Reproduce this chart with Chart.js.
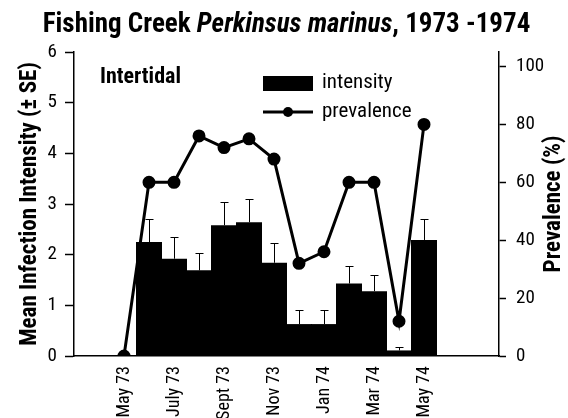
<!DOCTYPE html>
<html>
<head>
<meta charset="utf-8">
<script src="https://cdn.jsdelivr.net/npm/chart.js@4.4.0/dist/chart.umd.min.js"></script>
<style>
  html, body { margin: 0; padding: 0; background: #fff; }
</style>
</head>
<body>
<canvas id="myChart" width="568" height="418"></canvas>
<script>
// monthly samples, May 1973 - May 1974
const months = ['May 73', 'June 73', 'July 73', 'Aug 73', 'Sept 73', 'Oct 73', 'Nov 73',
                'Dec 73', 'Jan 74', 'Feb 74', 'Mar 74', 'Apr 74', 'May 74'];
const shownMonths = ['May 73', 'July 73', 'Sept 73', 'Nov 73', 'Jan 74', 'Mar 74', 'May 74'];
const intensity   = [null, 2.25, 1.92, 1.69, 2.58, 2.64, 1.84, 0.63, 0.63, 1.43, 1.28, 0.11, 2.29];
const intensitySE = [null, 0.45, 0.42, 0.34, 0.45, 0.46, 0.39, 0.27, 0.27, 0.35, 0.31, 0.06, 0.42];
const prevalence  = [0, 60, 60, 76, 72, 75, 68, 32, 36, 60, 60, 12, 80];
const intensityTicks = [0, 1, 2, 3, 4, 5, 6];
const prevalenceTicks = [0, 20, 40, 60, 80, 100];

// empty slots so the axis runs a bit past the sampling period on both sides
const padBefore = 2, padAfter = 3;
const pad = (arr, fill) => [...Array(padBefore).fill(fill), ...arr, ...Array(padAfter).fill(fill)];
const labels = pad(months, '');

const NARROW = "'Liberation Sans Narrow', 'Roboto Condensed', 'Noto Sans Condensed', 'DejaVu Sans Condensed', 'Liberation Sans', sans-serif";

const errorBars = {
  id: 'errorBars',
  afterDatasetDraw(chart, args) {
    if (args.index !== 0) return;
    const {ctx, scales: {x, y}} = chart;
    ctx.save();
    ctx.strokeStyle = '#000';
    ctx.lineWidth = 1;
    intensity.forEach((v, i) => {
      if (v == null) return;
      const px = Math.round(x.getPixelForValue(i + padBefore)) + 0.5;
      const y0 = y.getPixelForValue(v);
      const y1 = Math.round(y.getPixelForValue(v + intensitySE[i])) + 0.5;
      ctx.beginPath();
      ctx.moveTo(px, y0);
      ctx.lineTo(px, y1);
      ctx.moveTo(px - 4, y1);
      ctx.lineTo(px + 4, y1);
      ctx.stroke();
    });
    ctx.restore();
  }
};

const decorations = {
  id: 'decorations',
  afterDraw(chart) {
    const {ctx, chartArea: a} = chart;
    ctx.save();
    ctx.fillStyle = '#000';
    ctx.strokeStyle = '#000';
    ctx.textBaseline = 'alphabetic';

    // title with italic species name
    const parts = [
      ['bold 27px ' + NARROW, 'Fishing Creek '],
      ['italic bold 27px ' + NARROW, 'Perkinsus marinus'],
      ['bold 27px ' + NARROW, ', 1973 -1974']
    ];
    let total = 0;
    parts.forEach(p => { ctx.font = p[0]; total += ctx.measureText(p[1]).width; });
    let tx = (a.left + a.right) / 2 - total / 2;
    parts.forEach(p => {
      ctx.font = p[0];
      ctx.fillText(p[1], tx, 32);
      tx += ctx.measureText(p[1]).width;
    });

    // site label
    ctx.font = 'bold 22px ' + NARROW;
    ctx.fillText('Intertidal', 100, 83);

    // legend
    ctx.fillRect(263, 76, 50, 15);
    ctx.lineWidth = 3;
    ctx.beginPath();
    ctx.moveTo(263, 112);
    ctx.lineTo(313, 112);
    ctx.stroke();
    ctx.beginPath();
    ctx.arc(288, 112, 5, 0, Math.PI * 2);
    ctx.fill();
    ctx.font = '21px ' + NARROW;
    ctx.textBaseline = 'middle';
    ctx.fillText('intensity', 322, 83);
    ctx.fillText('prevalence', 322, 112);

    // right axis title, reading upwards
    ctx.translate(554, (a.top + a.bottom) / 2);
    ctx.rotate(-Math.PI / 2);
    ctx.textAlign = 'center';
    ctx.font = 'bold 23px ' + NARROW;
    ctx.fillText('Prevalence (%)', 0, 0);
    ctx.restore();
  }
};

const ctx = document.getElementById('myChart').getContext('2d');
const myChart = new Chart(ctx, {
  data: {
    labels: labels,
    datasets: [{
      type: 'bar',
      label: 'intensity',
      data: pad(intensity, null),
      backgroundColor: '#000',
      borderWidth: 0,
      barPercentage: 1.04,   // slight overlap so neighbouring bars merge without seams
      categoryPercentage: 1,
      yAxisID: 'y',
      order: 1
    }, {
      type: 'line',
      label: 'prevalence',
      data: pad(prevalence, null),
      borderColor: '#000',
      backgroundColor: '#000',
      borderWidth: 3,
      pointRadius: 5,
      pointBackgroundColor: '#000',
      tension: 0,
      yAxisID: 'y2',
      order: 0
    }]
  },
  options: {
    responsive: false,
    animation: false,
    layout: { padding: { top: 52, left: 0, right: 0, bottom: 0 } },
    plugins: {
      legend: { display: false },
      title: { display: false },
      tooltip: { enabled: false }
    },
    scales: {
      x: {
        type: 'category',
        offset: false,
        grid: { display: false, drawTicks: false },
        border: { display: true, color: '#000', width: 1.5 },
        ticks: {
          autoSkip: false,
          minRotation: 90,
          maxRotation: 90,
          padding: 10,
          color: '#000',
          font: { family: NARROW, size: 18 },
          callback: (val, idx) => shownMonths.includes(labels[idx]) ? labels[idx] : ''
        },
        afterFit: s => { s.height = 62; }
      },
      y: {
        position: 'left',
        min: 0,
        max: intensityTicks[intensityTicks.length - 1],
        afterBuildTicks: s => { s.ticks = intensityTicks.map(v => ({ value: v })); },
        grid: { drawOnChartArea: false, drawTicks: true, tickLength: 9, color: '#000', tickWidth: 1.5 },
        border: { display: true, color: '#000', width: 1.5 },
        ticks: { color: '#000', padding: 8, font: { family: NARROW, size: 19 } },
        title: {
          display: true,
          text: 'Mean Infection Intensity (± SE)',
          color: '#000',
          font: { family: NARROW, size: 23, weight: 'bold' },
          padding: { top: 16, bottom: 0 }
        },
        afterFit: s => { s.width = 74; }
      },
      y2: {
        position: 'right',
        min: 0,
        max: 105,
        afterBuildTicks: s => { s.ticks = prevalenceTicks.map(v => ({ value: v })); },
        grid: { drawOnChartArea: false, drawTicks: true, tickLength: 7, color: '#000', tickWidth: 1.5 },
        border: { display: true, color: '#000', width: 1.5 },
        ticks: { color: '#000', padding: 10, font: { family: NARROW, size: 19 } },
        afterFit: s => { s.width = 69; }
      }
    }
  },
  plugins: [errorBars, decorations]
});
</script>
</body>
</html>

────────────────

- Given exercise: Starting at the first line of the material, output exactly the lines up to and including the one with "Sans Narrow', 'Roboto". Do not include the pictures.

- Exercise answer:
Reproduce this chart with Chart.js.
<!DOCTYPE html>
<html>
<head>
<meta charset="utf-8">
<script src="https://cdn.jsdelivr.net/npm/chart.js@4.4.0/dist/chart.umd.min.js"></script>
<style>
  html, body { margin: 0; padding: 0; background: #fff; }
</style>
</head>
<body>
<canvas id="myChart" width="568" height="418"></canvas>
<script>
// monthly samples, May 1973 - May 1974
const months = ['May 73', 'June 73', 'July 73', 'Aug 73', 'Sept 73', 'Oct 73', 'Nov 73',
                'Dec 73', 'Jan 74', 'Feb 74', 'Mar 74', 'Apr 74', 'May 74'];
const shownMonths = ['May 73', 'July 73', 'Sept 73', 'Nov 73', 'Jan 74', 'Mar 74', 'May 74'];
const intensity   = [null, 2.25, 1.92, 1.69, 2.58, 2.64, 1.84, 0.63, 0.63, 1.43, 1.28, 0.11, 2.29];
const intensitySE = [null, 0.45, 0.42, 0.34, 0.45, 0.46, 0.39, 0.27, 0.27, 0.35, 0.31, 0.06, 0.42];
const prevalence  = [0, 60, 60, 76, 72, 75, 68, 32, 36, 60, 60, 12, 80];
const intensityTicks = [0, 1, 2, 3, 4, 5, 6];
const prevalenceTicks = [0, 20, 40, 60, 80, 100];

// empty slots so the axis runs a bit past the sampling period on both sides
const padBefore = 2, padAfter = 3;
const pad = (arr, fill) => [...Array(padBefore).fill(fill), ...arr, ...Array(padAfter).fill(fill)];
const labels = pad(months, '');

const NARROW = "'Liberation Sans Narrow', 'Roboto Condensed', 'Noto Sans Condensed', 'DejaVu Sans Condensed', 'Liberation Sans', sans-serif";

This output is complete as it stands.